I … just … can’t … take … it … anymore. I really thought you were better than this, Buster. You read more on a daily basis than maybe any sportswriter in America. I assumed that, along the way, you would have read enough convincing arguments (like those made by your colleague Rob Neyer) that you would at least quit with the OBP baiting. There isn’t a single, respected baseball mind that really doubts that OBP is the most central statistic to a hitter’s efficacy, the one that you choose if you’re forced to only choose one (if we’re ignoring the more esoteric sabermetric stats, which the readers of this blog are wont to do). The one stat that tells you why both Mark McGwire and Tony Gwynn were awesome and extremely valuable to their teams, even if they looked totally different and had different ancillary stats and hit in different spots in the lineup.
You know why scouts love “intangibles,” folks? Because, since they don’t exist, a scout can then never be wrong. They also have nothing to do with actual quality of play; to say someone “hustles” gives little insight into exactly what one can expect from the player once they’re on the field, outside of knowing that he’s going to bust his ass running out grounders.

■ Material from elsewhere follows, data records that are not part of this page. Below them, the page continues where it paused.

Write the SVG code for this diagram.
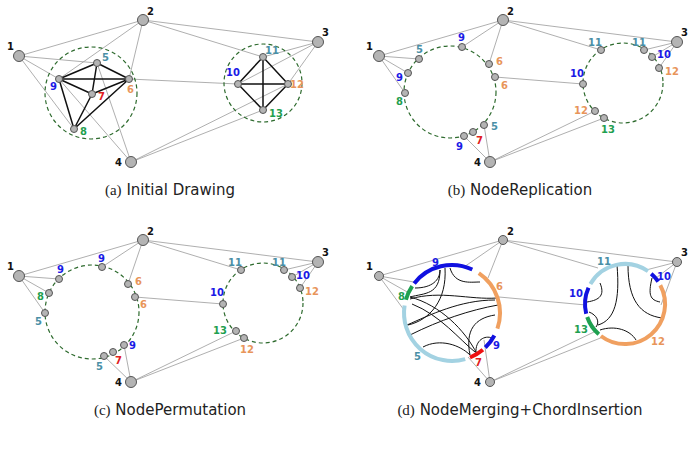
<svg xmlns="http://www.w3.org/2000/svg" width="693" height="453" viewBox="0 0 693 453">
<style>
.g{stroke:#9a9a9a;stroke-width:0.8;fill:none}
.k{stroke:#111;stroke-width:1.5;fill:none}
.ch{stroke:#111;stroke-width:1;fill:none}
.cl{stroke:#2e6b2e;stroke-width:1.2;stroke-dasharray:4,3;fill:none}
.B{fill:#b4b4b4;stroke:#555;stroke-width:1}
.l{font-family:"DejaVu Sans",sans-serif;font-size:10px;font-weight:bold}
.c0{fill:#111}.c5{fill:#4a8fa6}.c9{fill:#1a1ae6}.c6{fill:#e8955a}.c7{fill:#e02020}.c8{fill:#1fa050}
.cap{font-family:"DejaVu Sans",sans-serif;font-size:15px;fill:#222}
.ar{fill:none;stroke-width:4}
</style>
<rect width="693" height="453" fill="#fff"/>
<g id="connectors">
<path class="g" d="M19,56L143,20M143,20L318,42M19,56L97,63M19,56L59,79M19,56L74,129M143,20L59,79M143,20L129,79M143,20L263,57M318,42L263,57M318,42L238,84M318,42L288,84M131,162L288,84M131,162L263,110M131,162L59,79M131,162L97,63M129,79L238,84"/>
<path class="k" d="M97,63L59,79M97,63L129,79M97,63L92,94M59,79L129,79M59,79L92,94M59,79L74,129M129,79L92,94M129,79L74,129M92,94L74,129M263,57L238,84M263,57L288,84M263,57L263,110M238,84L288,84M238,84L263,110M288,84L263,110"/>
<path class="g" d="M379,56L503,20M503,20L677,42M379,56L419,59M379,56L408,73M379,56L405,93M503,20L462,47M503,20L489,64M503,20L601,50M677,42L644,50M677,42L652,57M677,42L659,68M490,162L595,111M490,162L604,118M490,162L464,136M490,162L484,125M495,77L583,84"/>
<path class="g" d="M19,276L143,240M143,240L318,262M19,276L59,279M19,276L49,293M19,276L45,313M143,240L102,267M143,240L128,284M143,240L241,270M318,262L284,270M318,262L292,277M318,262L300,288M131,382L236,331M131,382L244,338M131,382L124,345M131,382L104,356M135,297L223,304"/>
<path class="g" d="M379,276L503,240M503,240L677,262M379,276L414,282M379,276L409,293M379,276L404,310M503,240L464,267M503,240L488,278M503,240L598,268M677,262L646,270M677,262L656,278M677,262L661,305M490,382L468,357M490,382L484,340M490,382L594,332M490,382L603,337M499,297L586,305"/>
<path class="ch" d="M415,288C432,288 440,280 440,270M440,270C440,295 425,293 410,297M450,268C455,285 470,282 480,282M410,299C440,290 470,300 497,298M410,297C440,305 465,330 477,354M412,304C440,315 460,340 475,352M407,325C430,315 460,300 495,300M410,335C440,320 470,310 498,305M423,347C440,338 460,345 470,355M470,355C465,330 475,318 495,315M476,353C475,340 485,335 492,338M445,268C447,300 430,320 408,325"/>
<path class="ch" d="M617,265C620,300 615,320 598,325M628,265C628,300 640,315 662,318M600,283C605,295 600,300 587,302M652,278C648,295 650,300 660,302M589,312C597,315 600,322 596,327M600,330C615,325 630,330 636,340"/>
</g>
<g id="clusters">
<circle class="cl" cx="91" cy="93" r="46"/><circle class="cl" cx="263" cy="83" r="39"/>
<circle class="cl" cx="450" cy="92" r="46"/><circle class="cl" cx="623" cy="83" r="40"/>
<circle class="cl" cx="92" cy="312" r="47"/><circle class="cl" cx="263" cy="303" r="40"/>
</g>
<g id="rings">
<path class="ar" stroke="#a3d2e2" d="M465.2,359.1A48,48 0 0 1 404.6,305.5"/>
<path class="ar" stroke="#1fa050" d="M405.9,299.8A48,48 0 0 1 412.2,286.2"/>
<path class="ar" stroke="#1010e0" d="M414.2,283.4A48,48 0 0 1 472.3,269.5"/>
<path class="ar" stroke="#f0a060" d="M478.8,273.2A48,48 0 0 1 497.4,328.6"/>
<path class="ar" stroke="#1010e0" d="M494.4,335.5A48,48 0 0 1 485.3,347.5"/>
<path class="ar" stroke="#ee1010" stroke-width="5" d="M482.9,349.8A48,48 0 0 1 470,357.5"/>
<path class="ar" stroke="#a3d2e2" d="M590.4,284A40,40 0 0 1 648,271.2"/>
<path class="ar" stroke="#1010e0" d="M651.2,273.8A40,40 0 0 1 658.2,281.6"/>
<path class="ar" stroke="#f0a060" d="M660.3,285.2A40,40 0 0 1 600.9,336"/>
<path class="ar" stroke="#1fa050" d="M598.8,334.2A40,40 0 0 1 587.2,317"/>
<path class="ar" stroke="#1010e0" d="M586.2,313.7A40,40 0 0 1 588.5,287.7"/>
</g>
<g id="nodes-a">
<circle class="B" cx="19" cy="56" r="5.5"/><circle class="B" cx="143" cy="20" r="5.5"/><circle class="B" cx="318" cy="42" r="5.5"/><circle class="B" cx="131" cy="162" r="5.5"/>
<circle class="B" cx="97" cy="63" r="3.5"/><circle class="B" cx="59" cy="79" r="3.5"/><circle class="B" cx="129" cy="79" r="3.5"/><circle class="B" cx="92" cy="94" r="3.5"/><circle class="B" cx="74" cy="129" r="3.5"/>
<circle class="B" cx="263" cy="57" r="3.5"/><circle class="B" cx="238" cy="84" r="3.5"/><circle class="B" cx="288" cy="84" r="3.5"/><circle class="B" cx="263" cy="110" r="3.5"/>
<text class="l c0" x="7" y="50">1</text><text class="l c0" x="147" y="15">2</text><text class="l c0" x="322" y="36">3</text><text class="l c0" x="115" y="166">4</text>
<text class="l c5" x="102" y="61">5</text><text class="l c9" x="50" y="90">9</text><text class="l c6" x="127" y="93">6</text><text class="l c7" x="98" y="100">7</text><text class="l c8" x="80" y="135">8</text>
<text class="l c5" x="265" y="54">11</text><text class="l c9" x="226" y="76">10</text><text class="l c6" x="290" y="88">12</text><text class="l c8" x="269" y="117">13</text>
</g>
<g id="nodes-b">
<circle class="B" cx="379" cy="56" r="5.5"/><circle class="B" cx="503" cy="20" r="5.5"/><circle class="B" cx="677" cy="42" r="5.5"/><circle class="B" cx="490" cy="162" r="5.5"/>
<circle class="B" cx="419" cy="59" r="3.5"/><circle class="B" cx="408" cy="73" r="3.5"/><circle class="B" cx="405" cy="93" r="3.5"/><circle class="B" cx="462" cy="47" r="3.5"/><circle class="B" cx="489" cy="64" r="3.5"/><circle class="B" cx="495" cy="77" r="3.5"/><circle class="B" cx="484" cy="125" r="3.5"/><circle class="B" cx="473" cy="132" r="3.5"/><circle class="B" cx="464" cy="136" r="3.5"/>
<circle class="B" cx="601" cy="50" r="3.5"/><circle class="B" cx="644" cy="50" r="3.5"/><circle class="B" cx="652" cy="57" r="3.5"/><circle class="B" cx="659" cy="68" r="3.5"/><circle class="B" cx="583" cy="84" r="3.5"/><circle class="B" cx="595" cy="111" r="3.5"/><circle class="B" cx="604" cy="118" r="3.5"/>
<text class="l c0" x="366" y="50">1</text><text class="l c0" x="507" y="15">2</text><text class="l c0" x="681" y="36">3</text><text class="l c0" x="474" y="166">4</text>
<text class="l c5" x="416" y="53">5</text><text class="l c9" x="396" y="81">9</text><text class="l c8" x="396" y="105">8</text><text class="l c9" x="458" y="41">9</text><text class="l c6" x="496" y="65">6</text><text class="l c6" x="501" y="89">6</text><text class="l c5" x="491" y="130">5</text><text class="l c7" x="476" y="144">7</text><text class="l c9" x="456" y="150">9</text>
<text class="l c5" x="588" y="46">11</text><text class="l c5" x="632" y="46">11</text><text class="l c9" x="657" y="58">10</text><text class="l c6" x="665" y="75">12</text><text class="l c9" x="570" y="77">10</text><text class="l c6" x="574" y="114">12</text><text class="l c8" x="601" y="133">13</text>
</g>
<g id="nodes-c">
<circle class="B" cx="19" cy="276" r="5.5"/><circle class="B" cx="143" cy="240" r="5.5"/><circle class="B" cx="318" cy="262" r="5.5"/><circle class="B" cx="131" cy="382" r="5.5"/>
<circle class="B" cx="59" cy="279" r="3.5"/><circle class="B" cx="49" cy="293" r="3.5"/><circle class="B" cx="45" cy="313" r="3.5"/><circle class="B" cx="102" cy="267" r="3.5"/><circle class="B" cx="128" cy="284" r="3.5"/><circle class="B" cx="135" cy="297" r="3.5"/><circle class="B" cx="124" cy="345" r="3.5"/><circle class="B" cx="113" cy="352" r="3.5"/><circle class="B" cx="104" cy="356" r="3.5"/>
<circle class="B" cx="241" cy="270" r="3.5"/><circle class="B" cx="284" cy="270" r="3.5"/><circle class="B" cx="292" cy="277" r="3.5"/><circle class="B" cx="300" cy="288" r="3.5"/><circle class="B" cx="223" cy="304" r="3.5"/><circle class="B" cx="236" cy="331" r="3.5"/><circle class="B" cx="244" cy="338" r="3.5"/>
<text class="l c0" x="7" y="270">1</text><text class="l c0" x="147" y="235">2</text><text class="l c0" x="322" y="256">3</text><text class="l c0" x="115" y="386">4</text>
<text class="l c9" x="57" y="273">9</text><text class="l c8" x="37" y="300">8</text><text class="l c5" x="35" y="325">5</text><text class="l c9" x="98" y="262">9</text><text class="l c6" x="135" y="285">6</text><text class="l c6" x="140" y="308">6</text><text class="l c9" x="129" y="349">9</text><text class="l c7" x="115" y="364">7</text><text class="l c5" x="96" y="370">5</text>
<text class="l c5" x="228" y="266">11</text><text class="l c5" x="272" y="266">11</text><text class="l c9" x="296" y="279">10</text><text class="l c6" x="305" y="295">12</text><text class="l c9" x="210" y="296">10</text><text class="l c8" x="213" y="334">13</text><text class="l c6" x="240" y="353">12</text>
</g>
<g id="nodes-d">
<circle class="B" cx="379" cy="276" r="4.5"/><circle class="B" cx="503" cy="240" r="4.5"/><circle class="B" cx="677" cy="262" r="4.5"/><circle class="B" cx="490" cy="382" r="4.5"/>
<text class="l c0" x="366" y="270">1</text><text class="l c0" x="507" y="235">2</text><text class="l c0" x="681" y="256">3</text><text class="l c0" x="474" y="386">4</text>
<text class="l c9" x="432" y="266">9</text><text class="l c8" x="398" y="300">8</text><text class="l c6" x="496" y="290">6</text><text class="l c9" x="493" y="349">9</text><text class="l c7" x="475" y="366">7</text><text class="l c5" x="414" y="360">5</text>
<text class="l c5" x="597" y="265">11</text><text class="l c9" x="657" y="280">10</text><text class="l c9" x="569" y="297">10</text><text class="l c8" x="574" y="333">13</text><text class="l c6" x="651" y="345">12</text>
</g>
<g id="captions">
<text class="cap" x="170" y="195" text-anchor="middle"><tspan font-family="Liberation Serif">(a)</tspan> Initial Drawing</text>
<text class="cap" x="520" y="195" text-anchor="middle"><tspan font-family="Liberation Serif">(b)</tspan> NodeReplication</text>
<text class="cap" x="170" y="415" text-anchor="middle"><tspan font-family="Liberation Serif">(c)</tspan> NodePermutation</text>
<text class="cap" x="520" y="415" text-anchor="middle"><tspan font-family="Liberation Serif">(d)</tspan> NodeMerging+ChordInsertion</text>
</g>
</svg>
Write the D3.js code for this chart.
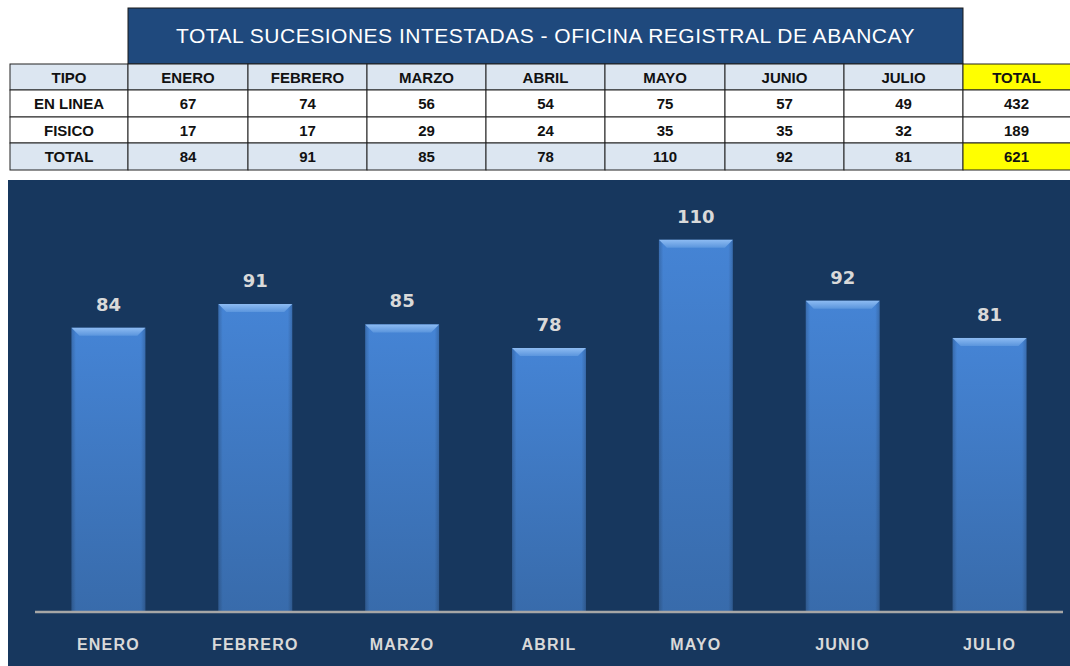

But here’s the best part: You mean to tell me Utley and Howard score high in “intangibles?” No shit? Who gives a flying fuck?!?!? Ryan Howard is probably the most-feared hitter in the NL (or second behind Pooholes) and Utley is so far and away the best second baseman in the league, it’s actually kind of silly (especially when you consider that two seasons ago, he was stuck in a R-L platoon). Utley’s intangibles are absolutely, completely irrelevant to any discussion of his value as a baseball player.
As for Victorino, Rowand and Helms? I hope their intangibles involve explaining to Utley and Howard why no one’s ever on base when they’re up to bat. But, more than likely, they’ll be too busy to talk, what with all the goddamn wind sprints they’ll be running in the tunnel.
Gillick sounded optimistic on the phone Tuesday night, liking the makeup of his team, raving about Hamels and what he could do. Once a week in spring training, Gillick said, Moyer -- who has won 216 games in his career because of his understanding of how to change speeds -- will meet with other pitchers on the Phillies' staff to talk about pitching. "If you have a guy like that around, you might as well take advantage of it," Gillick said.
I agree, Moyer was an excellent choice as pitching coach. Hold on … oh, you’re paying him millions of dollars to be an effective starter? Oh. That kind of changes things.